# START OF Material provided
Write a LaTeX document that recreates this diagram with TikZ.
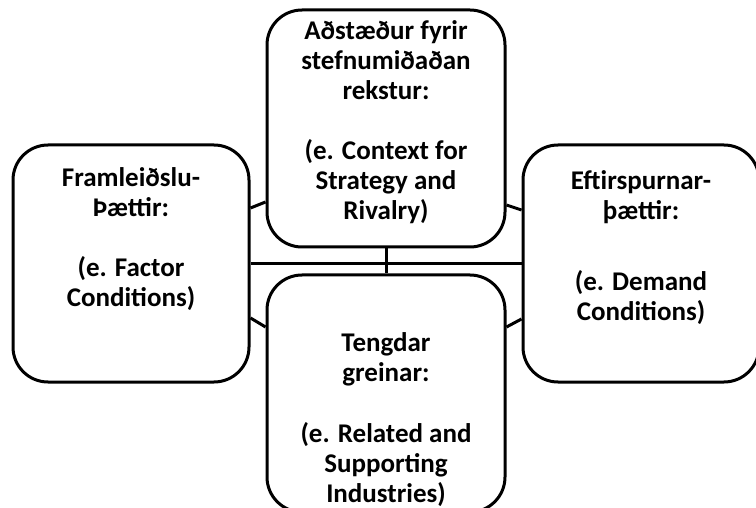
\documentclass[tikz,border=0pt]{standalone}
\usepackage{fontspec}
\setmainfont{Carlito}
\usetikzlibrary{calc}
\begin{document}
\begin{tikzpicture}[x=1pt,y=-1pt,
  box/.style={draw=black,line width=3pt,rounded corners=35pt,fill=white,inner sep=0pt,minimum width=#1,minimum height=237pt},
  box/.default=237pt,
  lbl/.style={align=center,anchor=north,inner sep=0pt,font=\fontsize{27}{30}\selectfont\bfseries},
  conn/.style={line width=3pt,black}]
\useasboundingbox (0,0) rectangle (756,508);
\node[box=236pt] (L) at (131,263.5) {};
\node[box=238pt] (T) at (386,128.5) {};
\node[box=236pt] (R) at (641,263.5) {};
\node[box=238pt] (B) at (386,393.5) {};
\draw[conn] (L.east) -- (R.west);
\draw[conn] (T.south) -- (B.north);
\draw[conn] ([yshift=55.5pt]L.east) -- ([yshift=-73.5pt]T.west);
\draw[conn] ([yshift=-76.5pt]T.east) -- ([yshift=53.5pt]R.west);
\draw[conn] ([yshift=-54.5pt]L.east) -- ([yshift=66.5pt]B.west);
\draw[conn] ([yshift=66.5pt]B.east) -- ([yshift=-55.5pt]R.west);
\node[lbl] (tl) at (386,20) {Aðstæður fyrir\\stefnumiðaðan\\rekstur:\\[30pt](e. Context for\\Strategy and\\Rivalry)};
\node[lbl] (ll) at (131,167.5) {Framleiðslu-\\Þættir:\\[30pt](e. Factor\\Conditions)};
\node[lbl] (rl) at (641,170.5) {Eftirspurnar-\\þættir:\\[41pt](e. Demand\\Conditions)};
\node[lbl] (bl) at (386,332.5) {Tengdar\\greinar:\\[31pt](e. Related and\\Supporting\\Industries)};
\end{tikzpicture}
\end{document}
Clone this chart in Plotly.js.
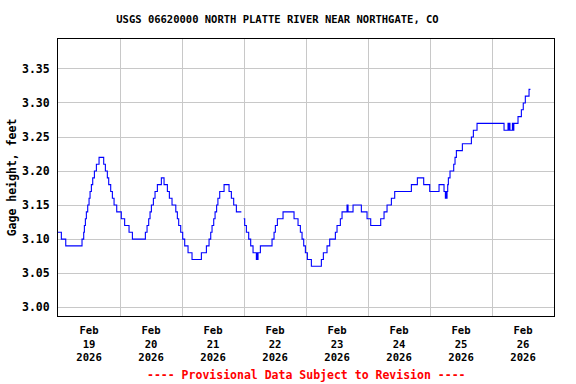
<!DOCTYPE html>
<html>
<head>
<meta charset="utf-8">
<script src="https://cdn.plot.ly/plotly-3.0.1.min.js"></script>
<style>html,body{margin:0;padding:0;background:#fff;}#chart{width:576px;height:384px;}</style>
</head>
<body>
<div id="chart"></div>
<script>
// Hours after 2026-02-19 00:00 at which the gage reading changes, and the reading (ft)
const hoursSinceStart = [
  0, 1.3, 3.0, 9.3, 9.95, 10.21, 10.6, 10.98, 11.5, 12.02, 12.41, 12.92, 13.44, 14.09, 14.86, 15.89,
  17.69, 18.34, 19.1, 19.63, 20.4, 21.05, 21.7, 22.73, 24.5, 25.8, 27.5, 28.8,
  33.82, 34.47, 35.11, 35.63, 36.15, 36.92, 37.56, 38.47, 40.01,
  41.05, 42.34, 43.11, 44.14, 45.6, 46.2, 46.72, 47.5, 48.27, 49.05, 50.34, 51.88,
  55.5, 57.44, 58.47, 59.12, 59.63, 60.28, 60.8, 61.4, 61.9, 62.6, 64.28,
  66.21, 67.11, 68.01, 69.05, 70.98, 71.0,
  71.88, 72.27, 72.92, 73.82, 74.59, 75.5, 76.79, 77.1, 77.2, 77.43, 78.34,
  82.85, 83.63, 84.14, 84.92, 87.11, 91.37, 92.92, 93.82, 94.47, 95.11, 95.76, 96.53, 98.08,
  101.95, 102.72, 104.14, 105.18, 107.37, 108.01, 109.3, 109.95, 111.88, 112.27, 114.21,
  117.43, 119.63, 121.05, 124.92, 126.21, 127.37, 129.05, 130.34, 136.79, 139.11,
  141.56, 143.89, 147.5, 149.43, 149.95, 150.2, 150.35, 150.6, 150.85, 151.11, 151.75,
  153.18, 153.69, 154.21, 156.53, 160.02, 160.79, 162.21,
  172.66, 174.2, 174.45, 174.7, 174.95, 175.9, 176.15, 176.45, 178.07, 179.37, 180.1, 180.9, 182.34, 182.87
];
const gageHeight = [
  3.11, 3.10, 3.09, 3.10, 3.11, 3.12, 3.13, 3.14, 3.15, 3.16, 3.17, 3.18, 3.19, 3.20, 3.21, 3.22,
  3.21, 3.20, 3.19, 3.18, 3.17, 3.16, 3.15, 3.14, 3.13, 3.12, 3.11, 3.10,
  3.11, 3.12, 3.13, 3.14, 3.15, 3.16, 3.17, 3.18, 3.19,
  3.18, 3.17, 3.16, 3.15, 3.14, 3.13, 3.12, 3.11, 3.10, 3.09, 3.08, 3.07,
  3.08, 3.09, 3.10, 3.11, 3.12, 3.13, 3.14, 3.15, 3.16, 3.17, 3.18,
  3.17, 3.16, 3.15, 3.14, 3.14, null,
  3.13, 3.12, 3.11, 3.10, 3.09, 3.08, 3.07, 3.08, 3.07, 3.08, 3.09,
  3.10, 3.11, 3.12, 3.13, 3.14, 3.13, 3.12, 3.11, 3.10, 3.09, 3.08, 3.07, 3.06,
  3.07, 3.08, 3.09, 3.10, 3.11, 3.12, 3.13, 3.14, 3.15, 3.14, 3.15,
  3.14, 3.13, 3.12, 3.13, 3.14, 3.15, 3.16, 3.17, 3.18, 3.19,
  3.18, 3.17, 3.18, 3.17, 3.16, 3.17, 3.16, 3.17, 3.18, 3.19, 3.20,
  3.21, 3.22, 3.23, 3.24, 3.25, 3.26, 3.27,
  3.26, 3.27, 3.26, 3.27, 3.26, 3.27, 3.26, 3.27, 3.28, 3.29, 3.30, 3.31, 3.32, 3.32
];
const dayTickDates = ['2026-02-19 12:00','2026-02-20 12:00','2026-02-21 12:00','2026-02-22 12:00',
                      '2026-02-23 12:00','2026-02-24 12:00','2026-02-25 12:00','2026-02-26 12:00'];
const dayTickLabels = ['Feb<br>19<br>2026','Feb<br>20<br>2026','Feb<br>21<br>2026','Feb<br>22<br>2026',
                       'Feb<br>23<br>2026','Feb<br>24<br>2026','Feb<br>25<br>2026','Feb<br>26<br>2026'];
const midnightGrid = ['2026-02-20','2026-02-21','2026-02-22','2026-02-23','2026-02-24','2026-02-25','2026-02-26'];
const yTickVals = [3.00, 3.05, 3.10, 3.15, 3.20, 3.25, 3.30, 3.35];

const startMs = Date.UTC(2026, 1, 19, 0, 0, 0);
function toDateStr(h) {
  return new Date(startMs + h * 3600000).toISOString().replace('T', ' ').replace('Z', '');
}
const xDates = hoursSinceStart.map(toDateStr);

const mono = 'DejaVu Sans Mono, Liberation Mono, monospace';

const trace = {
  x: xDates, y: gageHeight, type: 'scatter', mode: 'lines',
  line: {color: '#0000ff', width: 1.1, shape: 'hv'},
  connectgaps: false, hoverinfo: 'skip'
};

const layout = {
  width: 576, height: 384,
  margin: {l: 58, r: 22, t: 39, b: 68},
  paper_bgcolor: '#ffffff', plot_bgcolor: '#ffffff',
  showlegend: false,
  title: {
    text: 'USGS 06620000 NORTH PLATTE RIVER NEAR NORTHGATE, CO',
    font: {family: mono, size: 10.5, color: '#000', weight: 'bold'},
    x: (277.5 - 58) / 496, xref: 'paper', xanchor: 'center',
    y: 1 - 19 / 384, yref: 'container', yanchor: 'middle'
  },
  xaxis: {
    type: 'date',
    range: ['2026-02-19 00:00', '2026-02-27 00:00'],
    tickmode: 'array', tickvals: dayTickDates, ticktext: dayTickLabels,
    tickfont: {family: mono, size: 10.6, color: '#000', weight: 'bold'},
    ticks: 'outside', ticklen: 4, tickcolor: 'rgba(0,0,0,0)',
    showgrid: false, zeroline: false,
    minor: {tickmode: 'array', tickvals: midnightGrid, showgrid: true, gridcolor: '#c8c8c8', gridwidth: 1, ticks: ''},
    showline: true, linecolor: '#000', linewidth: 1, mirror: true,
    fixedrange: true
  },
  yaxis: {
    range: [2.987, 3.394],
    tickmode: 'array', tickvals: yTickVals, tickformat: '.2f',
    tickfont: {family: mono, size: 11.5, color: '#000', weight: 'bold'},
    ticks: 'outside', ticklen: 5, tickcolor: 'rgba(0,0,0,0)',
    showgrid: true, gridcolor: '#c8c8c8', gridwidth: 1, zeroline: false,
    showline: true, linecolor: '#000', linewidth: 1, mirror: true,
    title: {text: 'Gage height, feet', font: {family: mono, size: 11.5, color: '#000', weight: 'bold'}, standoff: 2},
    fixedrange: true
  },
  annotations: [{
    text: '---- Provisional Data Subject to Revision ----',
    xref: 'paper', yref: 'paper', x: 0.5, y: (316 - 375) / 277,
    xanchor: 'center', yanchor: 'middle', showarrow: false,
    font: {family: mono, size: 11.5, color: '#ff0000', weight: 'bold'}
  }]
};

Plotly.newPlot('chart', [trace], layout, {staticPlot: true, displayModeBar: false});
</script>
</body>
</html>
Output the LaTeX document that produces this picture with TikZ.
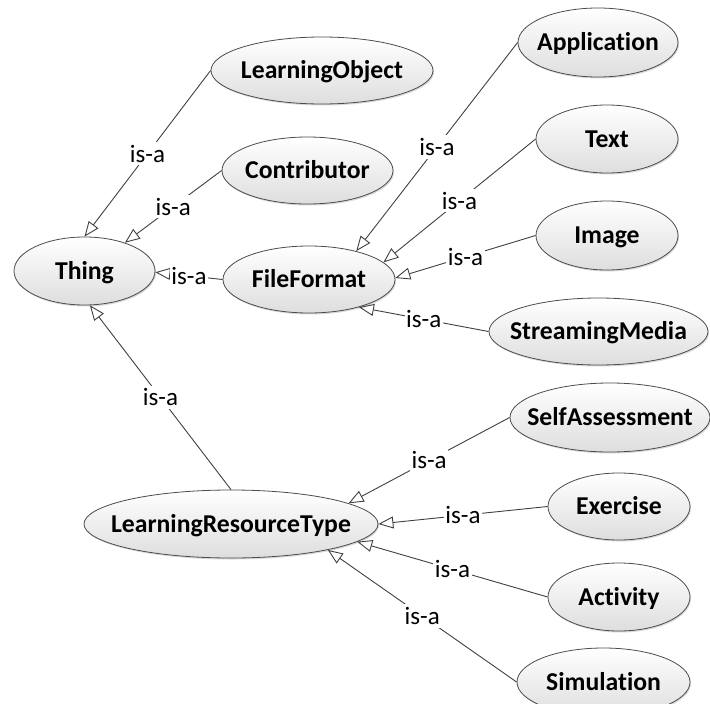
# END OF Material provided
Set task: Within the material above, find the lines that contain the word "chart"; copy them.

Task answer:
Clone this chart in Plotly.js.
<style>html,body{margin:0;padding:0;background:#fff;}#chart{width:576px;height:384px;}</style>
<div id="chart"></div>
Plotly.newPlot('chart', [trace], layout, {staticPlot: true, displayModeBar: false});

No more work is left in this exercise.